According to a new study, children as young as three years old do have a sense of justice and treat others as they would like to be treated themselves.
Researchers from the Max Planck Institute for Evolutionary Anthropology in Leipzig and the University of Manchester discovered that the young children were just as likely to respond to the needs of others as they were to take care of their own needs, despite the widespread belief that toddlers are selfish and unable to share with others.
The study found that children as young as three years old will choose to return a lost item to its rightful owner. If it is not possible to do so, the children would still find a way to prevent another person from taking the item that did not belong to them.
Experiments for the study used a puppet which that "stole" a cookie. The three and five year old participants would then try to return the cookie to its rightful owner. Researchers found the children were just as likely to do so for others as they were if the cookie had been stolen from themselves.

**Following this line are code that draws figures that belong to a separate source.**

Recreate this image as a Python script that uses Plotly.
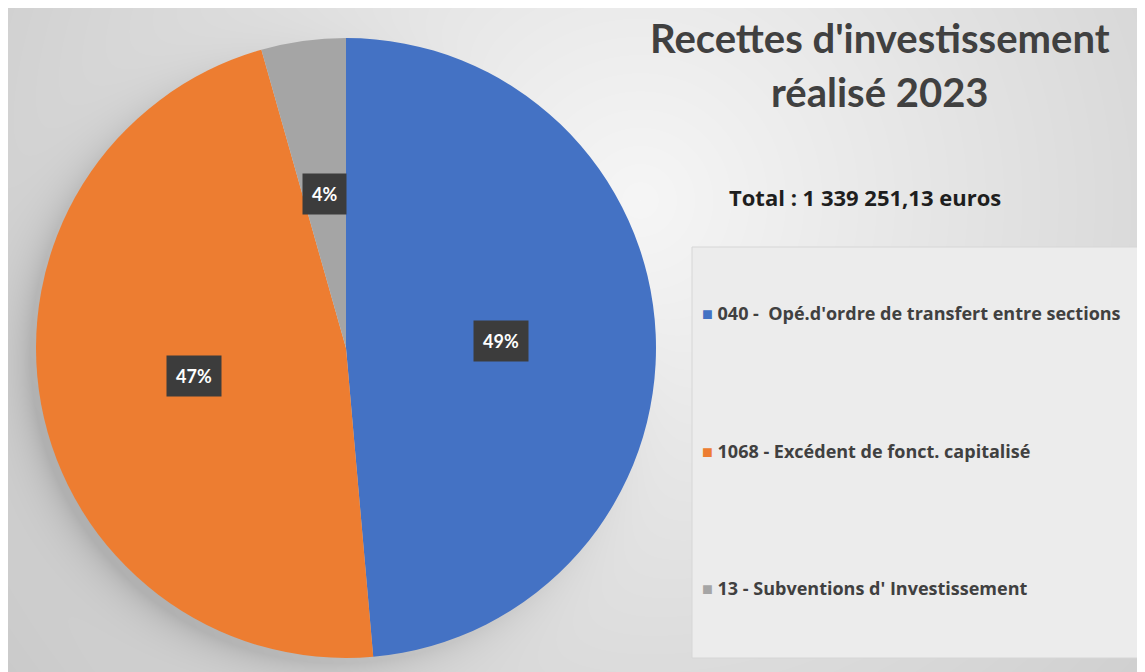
import base64
import math
import struct
import zlib

import numpy as np
import plotly.graph_objects as go

# données
categories = [
    "040 -  Opé.d'ordre de transfert entre sections",
    "1068 - Excédent de fonct. capitalisé",
    "13 - Subventions d' Investissement",
]
valeurs = [48.6, 47.0, 4.4]  # parts en %
couleurs = ["#4472C4", "#ED7D31", "#A5A5A5"]
titre_lignes = ["Recettes d'investissement", "réalisé 2023"]
total_texte = "Total : 1 339 251,13 euros"

W, H = 1145, 672
OFF = 8  # marge de la page
# position du camembert (pixels de la page)
CX, CY, R = 346, 348, 310


def px_x(x):
    return (x - OFF) / W


def px_y(y):
    return 1 - (y - OFF) / H


def png_gris(arr):
    """encode un tableau uint8 (gris) en PNG"""
    h, w = arr.shape
    raw = b"".join(b"\x00" + arr[i].tobytes() for i in range(h))

    def chunk(tag, data):
        c = struct.pack(">I", len(data)) + tag + data
        return c + struct.pack(">I", zlib.crc32(tag + data) & 0xFFFFFFFF)

    return (b"\x89PNG\r\n\x1a\n"
            + chunk(b"IHDR", struct.pack(">IIBBBBB", w, h, 8, 0, 0, 0, 0))
            + chunk(b"IDAT", zlib.compress(raw, 9))
            + chunk(b"IEND", b""))


# fond dégradé + ombre du camembert (coordonnées de la page)
yy, xx = np.mgrid[0:H, 0:W].astype(float)
xx += OFF
yy += OFF
d = np.hypot(xx - 640, yy - 200)
fond = 246 - 0.055 * d
sx, sy = CX - 6, CY + 5
ds = np.hypot(xx - sx, yy - sy)
ds[ds == 0] = 1
ux = (xx - sx) / ds
uy = (yy - sy) / ds
f = np.clip(0.5 - 0.45 * ux + 0.3 * uy, 0, 1)
e = np.clip(ds - R, 0, None)
fond -= 34 * f * np.exp(-e / 20)
fond = np.clip(fond, 0, 255).astype(np.uint8)
fond_src = "data:image/png;base64," + base64.b64encode(png_gris(fond)).decode()

fig = go.Figure()

fig.add_trace(go.Pie(
    labels=categories,
    values=valeurs,
    marker=dict(colors=couleurs, line=dict(width=0)),
    sort=False,
    direction="clockwise",
    rotation=0,
    textinfo="none",
    hoverinfo="label+percent",
    showlegend=False,
    domain=dict(x=[px_x(CX - R), px_x(CX + R)], y=[px_y(CY + R), px_y(CY - R)]),
))

annotations = []

# étiquettes de pourcentage (placées au milieu de chaque part)
total = sum(valeurs)
cumul = 0
for v in valeurs:
    theta = 2 * math.pi * (cumul + v / 2) / total
    lx = CX + 0.5 * R * math.sin(theta)
    ly = CY - 0.5 * R * math.cos(theta)
    annotations.append(dict(
        x=px_x(lx), y=px_y(ly), xref="paper", yref="paper",
        xanchor="center", yanchor="middle",
        text=f"<b>{round(100 * v / total)}%</b>", showarrow=False,
        font=dict(family="Lato", size=18, color="white"),
        bgcolor="#3c3c3c", borderpad=9,
    ))
    cumul += v

# titre
for i, ligne in enumerate(titre_lignes):
    annotations.append(dict(
        x=px_x(880), y=px_y(38 + i * 54), xref="paper", yref="paper",
        xanchor="center", yanchor="middle",
        text=f"<b>{ligne}</b>", showarrow=False,
        font=dict(family="Lato", size=40, color="#404040"),
    ))

annotations.append(dict(
    x=px_x(865), y=px_y(197), xref="paper", yref="paper",
    xanchor="center", yanchor="middle",
    text=f"<b>{total_texte}</b>", showarrow=False,
    font=dict(family="Open Sans", size=22, color="#1e1e1e"),
))

# légende
for i, (cat, c) in enumerate(zip(categories, couleurs)):
    annotations.append(dict(
        x=px_x(700), y=px_y(313 + i * 137.5), xref="paper", yref="paper",
        xanchor="left", yanchor="middle",
        text=f"<span style='color:{c}'>■</span> <b>{cat}</b>", showarrow=False,
        font=dict(family="Open Sans", size=18, color="#404040"),
    ))

fig.update_layout(
    width=W, height=H,
    margin=dict(l=0, r=0, t=0, b=0),
    paper_bgcolor="white",
    plot_bgcolor="rgba(0,0,0,0)",
    xaxis=dict(visible=False),
    yaxis=dict(visible=False),
    images=[dict(
        source=fond_src, xref="paper", yref="paper", x=0, y=1,
        sizex=1, sizey=1, xanchor="left", yanchor="top",
        sizing="stretch", layer="below",
    )],
    shapes=[dict(
        type="rect", xref="paper", yref="paper",
        x0=px_x(692), x1=px_x(1139), y0=px_y(658), y1=px_y(247),
        fillcolor="#ececec", line=dict(color="#d6d6d6", width=1), layer="below",
    )],
    annotations=annotations,
)

fig.write_html("out.html")
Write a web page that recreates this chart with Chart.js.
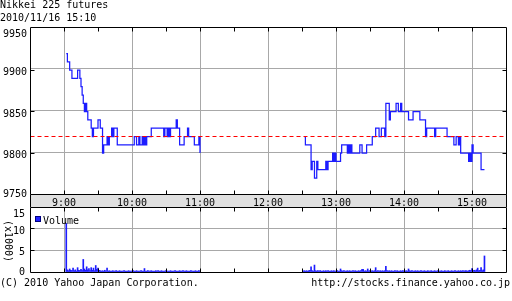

"The chief implication is that a concern for others – empathy, for example – is a core component of a sense of justice," said Keith Jensen of the University of Manchester. "This sense of justice based on harm to victims is likely to be central to human prosociality as well as punishment, both of which form the basis of uniquely human cooperation," he said.
If returning the cookie to its owner was not possible, children would try to punish the thief by placing the cookie out of their reach.
Researchers believe that the results show that rather than punishing young children when they harm others, parents should talk to them about their actions and the related consequences.
"It appears that a sense of justice centred on harm caused to victims emerges in early childhood. The take-home message is that pre-school children are sensitive to harm to others and given a choice would rather restore things to help the victim than punish the perpetrator. Rather than punish young children for wrong-doings, children might better understand harm done to the victim and restoration as a solution," researchers said.
While cooperation is typically encouraged in human society by punishing those who do not comply, previous studies using chimpanzees have shown that the animals tend to not punish those who cheat unless the act had a direct result on themselves, writes Fiona Macrae for The Daily Mail.
Jensen said that studying young children's belief in justice could help to understand how the trait appeared in human society. For example, an earlier study showed that young children would rather share with a puppet who they witnessed helping another person rather than with one who had displayed bad behavior. They also would rather see punishment handed down to a puppet who deserved it rather than one who did not.